Unfortunately for the Templiers, the late-inning heroics proved to be too little too late, especially since to win Game 3, they used both of their star pitchers. Jenkins, working on no days rest, got the nod to start Game 4, and then got off to a rough start, giving up four quick runs on four hits, including a 3-RBI double by Rouen slugger Bastien ‘Balou’ Dagneau.

Balou ended up with four RBIs in game. His teammate Junior Sosa of Venezuela had an even bigger day at the plate, going four-for-five with a homer and five RBIs. Rouen went on to the win the game (14-7) and the championship, and that, folks, was all she wrote. Hats off to the Huskies!

Season standouts

For the disappointed Templiers, one of the few bright spots in the series — besides the dramatic Game 3 finish — was the play of Daniel ‘DJ’ Jackson, a former Long Beach State standout from California who went an impressive 10-for-18 in the finals with five doubles, a triple, a home run and six RBIs.

HITS: The offensive barrage left Jackson with 52 hits on the season, tied for first in the D1 with Rouen’s Ariel Soriano, from the Dominican Republic. The two benefited, in this regard, by reaching the finals given that the FFBS — the governing body of baseball in France — considers all games played when compiling its season totals*.

Ariel Soriano tied for the league lead in hits with 52 (B. Witte)

RUNS: Soriano and Jackson also topped the league in runs scored, with 39 and 38 respectively. Sénart teammates Alex Perdomo and Felix Brown tied for third on the list with 35 runs.

HOMERUNS: Rouen’s Bastien Dagneau and Junior Sosa both finished the season with seven dingers, tops in the league. Three other players hit four home runs: Soriano (Rouen), Matt Deneau (Clermont-Ferrand) and Abraham Antepaz (Valenciennes).

RBIs: Despite missing the first two games of the finals, Dagneau was also the D1’s top RBI man in 2019, with 34. Jackson, Sosa and Brown each had 31 on the season, and Rafael Jimenez (Montigny) Andrés Martínez (Montpellier) and Ivan Acuña (Savigny) all finished with 30 (without the benefit of those four extra games).

Montpellier’s Andrés Martínez had a solid first season, batting .315 with 30 RBIs (B. Witte)

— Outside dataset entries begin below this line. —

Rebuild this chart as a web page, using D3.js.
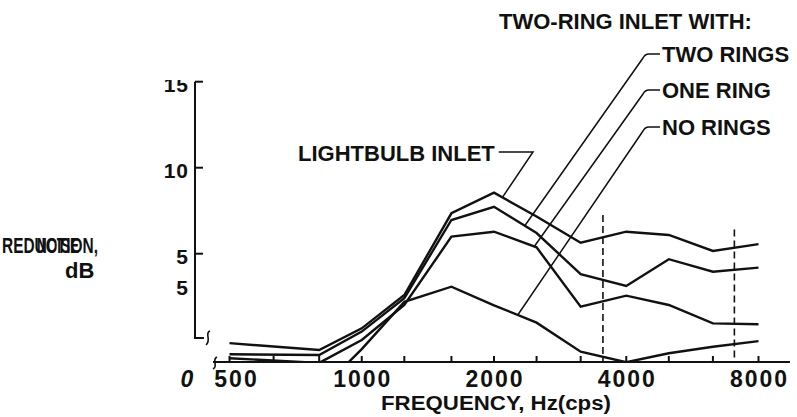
<!DOCTYPE html>
<html>
<head>
<meta charset="utf-8">
<script src="https://cdn.jsdelivr.net/npm/d3@7"></script>
<style>
  html, body { margin: 0; padding: 0; background: #fff; }
  svg { display: block; font-family: "Liberation Sans", Arial, Helvetica, sans-serif; font-weight: bold; }
</style>
</head>
<body>
<svg id="chart" width="797" height="417"></svg>
<script>
// One-third-octave band centres (Hz) at which the curves have vertices
const bandHz = [500, 800, 1000, 1250, 1600, 2000, 2500, 3150, 4000, 5000, 6300, 8000];

// Noise reduction (dB) per band; null = no reading
const lightbulbInlet = [-0.2, -0.6, 0.66, 2.6, 7.35, 8.55, 7.16, 5.64, 6.28, 6.09, 5.16, 5.56];
const twoRings       = [-0.85, -0.89, 0.47, 2.42, 6.96, 7.73, 6.2, 3.81, 3.12, 4.68, 3.95, 4.19];
const oneRing        = [-1.08, -1.35, -0.02, 2.02, 5.99, 6.28, 5.37, 1.92, 2.56, 2.02, 0.95, 0.9];
const noRings        = [null, -3.0, -0.55, 2.2, 3.08, 2.0, 0.99, -0.7, -1.31, -0.79, -0.41, -0.08];

const seriesValues = [lightbulbInlet, twoRings, oneRing, noRings];
const seriesNames  = ["LIGHTBULB INLET", "TWO RINGS", "ONE RING", "NO RINGS"];
// Frequency along each curve where its label leader touches it
const leaderHz     = [2090, 2350, 2470, 2265];

// Axis ticks and labels
const xTickHz    = [500, 630, 800, 1000, 1250, 1600, 2000, 2500, 3150, 4000, 5000, 6300, 8000];
const xLabelHz   = [500, 1000, 2000, 4000, 8000];
const yTickValues = [15, 10, 5];
const yExtraLabelValue = [3.2];   // duplicated "5" printed below the 5 dB tick

// Dashed reference frequencies and the level where each dash line starts
const markerHz  = [3540, 7050];
const markerTop = [7.25, 6.4];

const svg = d3.select("#chart");

const x = d3.scaleLog().domain([500, 8000]).range([229.5, 758.5]);
const y = d3.scaleLinear().domain([0, 15]).range([339.7, 81.7]);
const baseY = 362;       // x axis sits below the broken y axis
const axisX = 195;

const defs = svg.append("defs");
defs.append("clipPath").attr("id", "plotClip")
  .append("rect").attr("x", 0).attr("y", 0).attr("width", 797).attr("height", baseY);
defs.append("clipPath").attr("id", "topClip")
  .append("rect").attr("x", 0).attr("y", 80).attr("width", 797).attr("height", 337);

// ---- Y axis (broken at the bottom) ----
const yAxis = svg.append("g").attr("stroke", "#111").attr("fill", "none").attr("stroke-width", 2);
yAxis.append("path").attr("d", `M${axisX},${y(15)}V338H204`);
yAxis.append("path").attr("stroke-width", 1.6)
  .attr("d", "M210,331 C204,333 212,340 206,345");
yAxis.selectAll("path.tick").data(yTickValues).join("path")
  .attr("class", "tick")
  .attr("d", d => `M${axisX},${y(d)}H${axisX + 8}`);

const yLab = svg.append("g").attr("font-size", 21).attr("fill", "#111")
  .attr("text-anchor", "end").attr("letter-spacing", 1);
yLab.selectAll("text.t").data(yTickValues).join("text")
  .attr("class", "t")
  .attr("x", axisX - 6)
  .attr("y", d => y(d) + 10)
  .attr("clip-path", d => d === 15 ? "url(#topClip)" : null)
  .text(d => d);
yLab.selectAll("text.e").data(yExtraLabelValue).join("text")
  .attr("class", "e")
  .attr("x", axisX - 6)
  .attr("y", d => y(d) + 10)
  .text("5");

// Y axis title (two overprinted words) and unit
svg.append("text").attr("x", 2).attr("y", 253).attr("font-size", 22).attr("fill", "#111")
  .attr("textLength", 96).attr("lengthAdjust", "spacingAndGlyphs").text("REDUCTION,");
svg.append("text").attr("x", 37).attr("y", 253).attr("font-size", 22).attr("fill", "#111")
  .attr("textLength", 42).attr("lengthAdjust", "spacingAndGlyphs").text("NOISE");
svg.append("text").attr("x", 65).attr("y", 278).attr("font-size", 22).attr("fill", "#111").text("dB");

// ---- X axis ----
const xAxis = svg.append("g").attr("stroke", "#111").attr("fill", "none").attr("stroke-width", 2);
xAxis.append("path").attr("d", `M213,${baseY}H790`);
xAxis.append("path").attr("stroke-width", 1.6)
  .attr("d", `M217,${baseY - 5} C211,${baseY - 2} 219,${baseY + 4} 213,${baseY + 7}`);
xAxis.selectAll("path.tick").data(xTickHz).join("path")
  .attr("class", "tick")
  .attr("d", d => `M${x(d)},${baseY}V${baseY - 6}`);

svg.append("g").attr("font-size", 23).attr("fill", "#111")
  .attr("text-anchor", "middle").attr("letter-spacing", 2)
  .selectAll("text").data(xLabelHz).join("text")
  .attr("x", d => x(d) + (d === 500 ? 7 : 1))
  .attr("y", 387)
  .text(d => d);

svg.append("text").attr("x", 187).attr("y", 387).attr("font-size", 23)
  .attr("font-style", "italic").attr("text-anchor", "middle").attr("fill", "#111").text("0");

svg.append("text").attr("x", 381).attr("y", 410).attr("font-size", 20).attr("fill", "#111")
  .attr("textLength", 230).attr("lengthAdjust", "spacingAndGlyphs").text("FREQUENCY, Hz(cps)");

// ---- Dashed reference lines ----
svg.append("g").attr("stroke", "#111").attr("stroke-width", 1.6).attr("stroke-dasharray", "7,4")
  .selectAll("line").data(markerHz).join("line")
  .attr("x1", d => x(d)).attr("x2", d => x(d))
  .attr("y1", (d, i) => y(markerTop[i])).attr("y2", baseY);

// ---- Curves ----
const line = d3.line()
  .defined(d => d[1] != null)
  .x(d => x(d[0]))
  .y(d => y(d[1]));

svg.append("g").attr("clip-path", "url(#plotClip)")
  .attr("fill", "none").attr("stroke", "#111").attr("stroke-width", 2.4)
  .attr("stroke-linejoin", "miter")
  .selectAll("path").data(seriesValues).join("path")
  .attr("d", vals => line(bandHz.map((h, i) => [h, vals[i]])));

// point on a curve at a given frequency (linear in log-frequency between vertices)
function pointOn(vals, hz) {
  for (let i = 0; i < bandHz.length - 1; i++) {
    const a = bandHz[i], b = bandHz[i + 1];
    if (hz >= a && hz <= b && vals[i] != null && vals[i + 1] != null) {
      const t = (Math.log(hz) - Math.log(a)) / (Math.log(b) - Math.log(a));
      return [x(hz), y(vals[i] + t * (vals[i + 1] - vals[i]))];
    }
  }
  return [x(hz), y(0)];
}

// ---- Labels with leaders ----
const ann = svg.append("g").attr("fill", "#111").attr("font-size", 22);
const leaders = svg.append("g").attr("fill", "none").attr("stroke", "#111").attr("stroke-width", 1.5);

// Lightbulb inlet: label on the left, leader goes right then down
const lbText = ann.append("text").attr("x", 298).attr("y", 161).text(seriesNames[0]);
const lbEnd = 298 + lbText.node().getComputedTextLength();
const lbP = pointOn(seriesValues[0], leaderHz[0]);
leaders.append("path").attr("d", `M${lbEnd + 4},152H533L${lbP[0]},${lbP[1]}`);

// Two-ring inlet group heading and its three configurations
ann.append("text").attr("x", 499).attr("y", 29).text("TWO-RING INLET WITH:");
const rightLabelY = [62, 98, 135];
for (let k = 1; k <= 3; k++) {
  const by = rightLabelY[k - 1];
  ann.append("text").attr("x", 662).attr("y", by).text(seriesNames[k]);
  const ly = by - 8;
  const p = pointOn(seriesValues[k], leaderHz[k]);
  leaders.append("path")
    .attr("d", `M660,${ly}H649Q645,${ly} 643,${ly + 4}L${p[0]},${p[1]}`);
}
</script>
</body>
</html>
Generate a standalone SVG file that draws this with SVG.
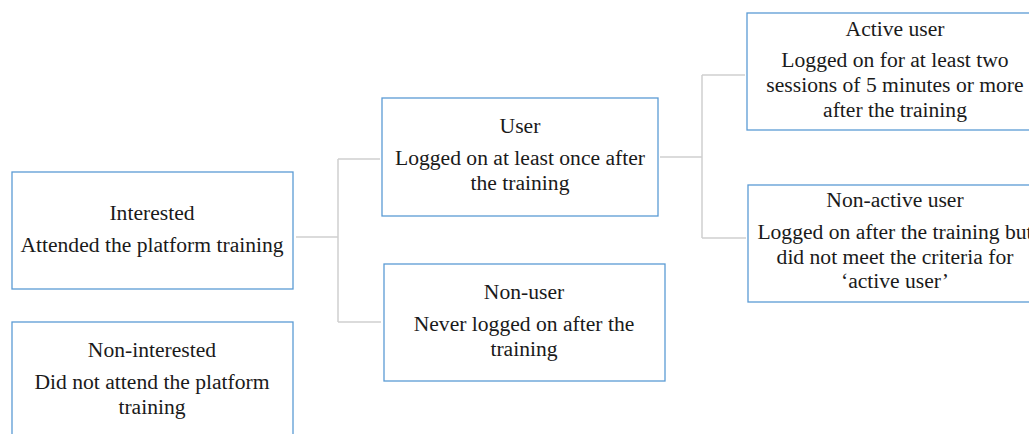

AVG: Acuña, a Venezuelan who moved to the United States to finish high school and play college ball, didn’t just knock in a bunch of runs this year. He was also the D1’s batting champ (among players with at least 100 at-bats), with a sizzling .409 average. Second on the list was his Savigny teammate Jacques Boucheron (.397), followed by Jonathan Montas of Nice (.394).

PITCHING: The league’s most dominant arms this year both hail from Venezuela: Montpellier’s Kevin Canelon finished 11-1 with a ridiculous 0.49 ERA, and Yolmer Camacho of Rouen went 14-0 with a 0.73 ERA and a league-leading 160 strikeouts. Metz teammates Mitchell Robinson and Nolan Watson also racked up their fair share of Ks, with 151 and 144 respectively.